Post-exercise stretching fares no better for recovery. A systematic review of randomized controlled trials found no effect of post-exercise stretching on strength recovery or delayed-onset muscle soreness at 24, 48, or 72 hours compared to simply resting. The authors specifically noted there wasn’t enough evidence to recommend stretching for recovery purposes. If you’re stretching after a workout because you think it will reduce next-day soreness, the data suggests you’re not getting that benefit.
The Long-Term Picture Is Different
Here’s where the story flips. While a single bout of prolonged static stretching can temporarily reduce power, doing it consistently over weeks and months has the opposite effect. A meta-analysis of 41 studies found that chronic static stretching programs produced small but meaningful improvements in both muscle strength and power. This held true across age groups and fitness levels.
The benefits were largest for people who were sedentary, older adults, and women. Sedentary individuals saw a moderate strength improvement, while recreationally active people saw a smaller but still positive gain. Older adults benefited more than younger ones for both strength and power. More repetitions per session amplified the effect.

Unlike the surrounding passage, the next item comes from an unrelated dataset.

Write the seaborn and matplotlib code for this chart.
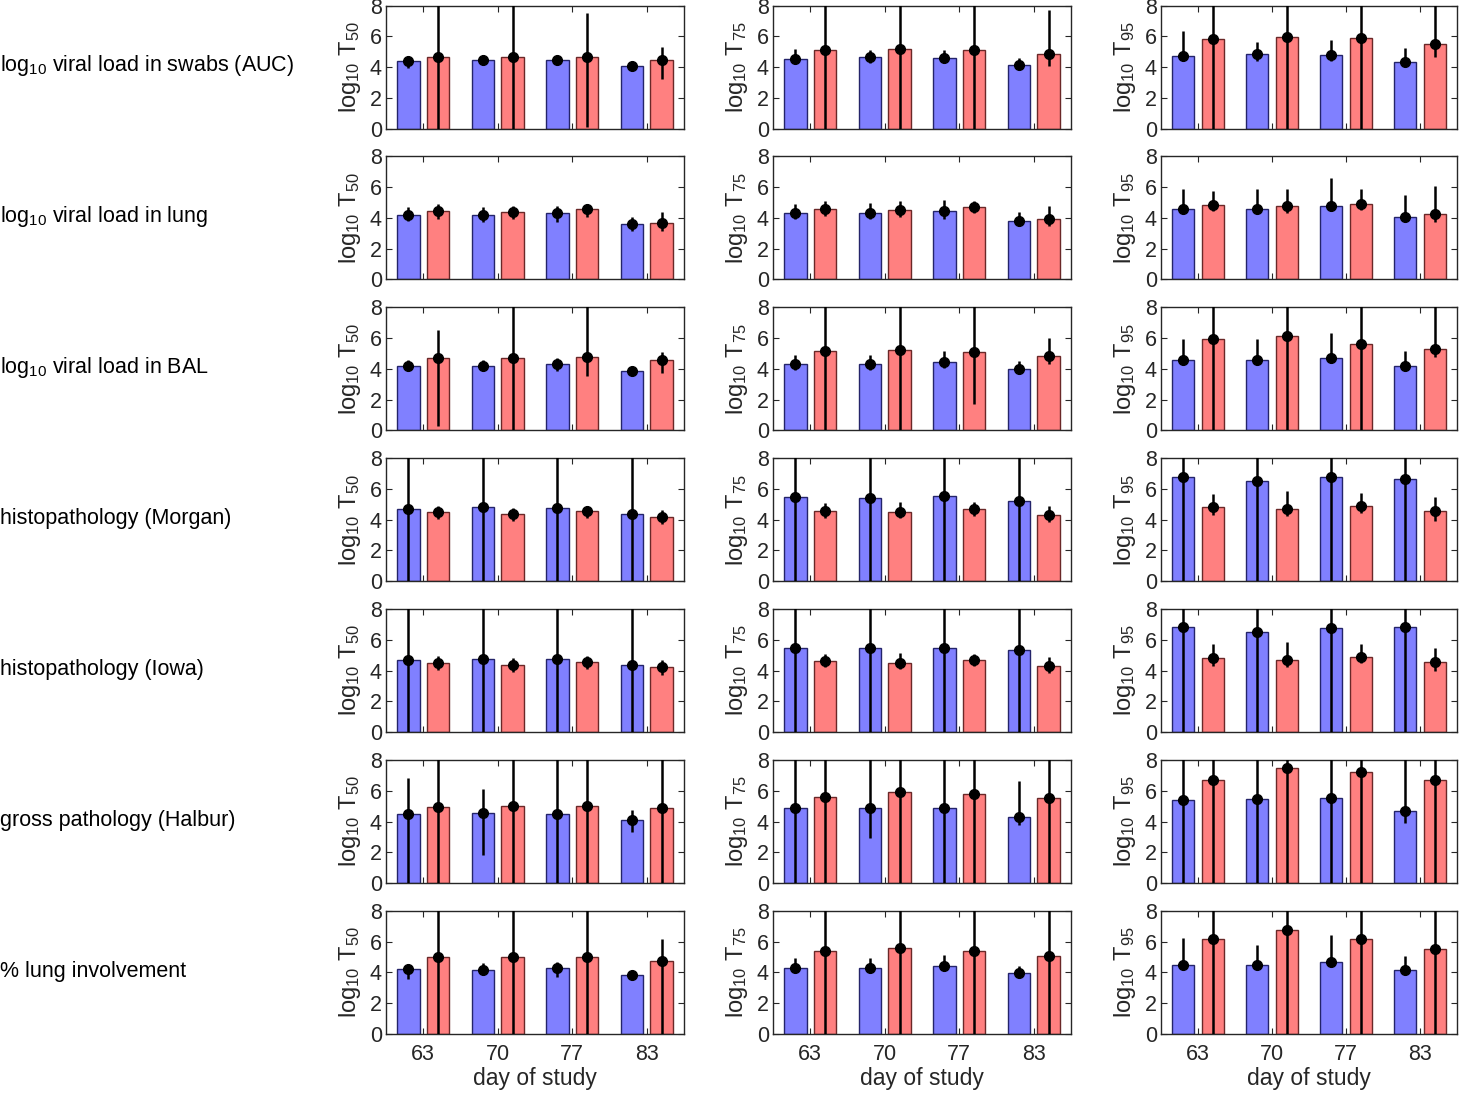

The mechanism likely involves the muscle adapting to being loaded at longer lengths over time, which can stimulate structural changes in the muscle tissue itself. This is fundamentally different from the temporary neural suppression that happens during a single stretching session.
How to Use Static Stretching Effectively
If you enjoy static stretching and want to keep doing it, the practical guidelines are straightforward. Before a workout that involves strength, speed, or power, keep any static holds under 60 seconds per muscle group and follow them with dynamic movements. The brief hold won’t hurt your performance in a meaningful way, and the dynamic work afterward restores full muscle activation.
For flexibility gains, do your longer static stretching after your workout or in a separate session entirely. One study found that static stretching done two hours before a traditional warm-up had no negative effect on performance, suggesting that timing matters as much as duration. If you stretch in the morning and train in the evening, for example, you get the range-of-motion benefits without any performance tradeoff.
For long-term strength and mobility, a consistent stretching routine done several times per week provides cumulative benefits that go well beyond flexibility. This is especially valuable if you’re older, returning to exercise after a sedentary period, or working on maintaining functional movement as you age. Static stretching isn’t the enemy. It’s a tool that works well when you use it at the right time and for the right duration.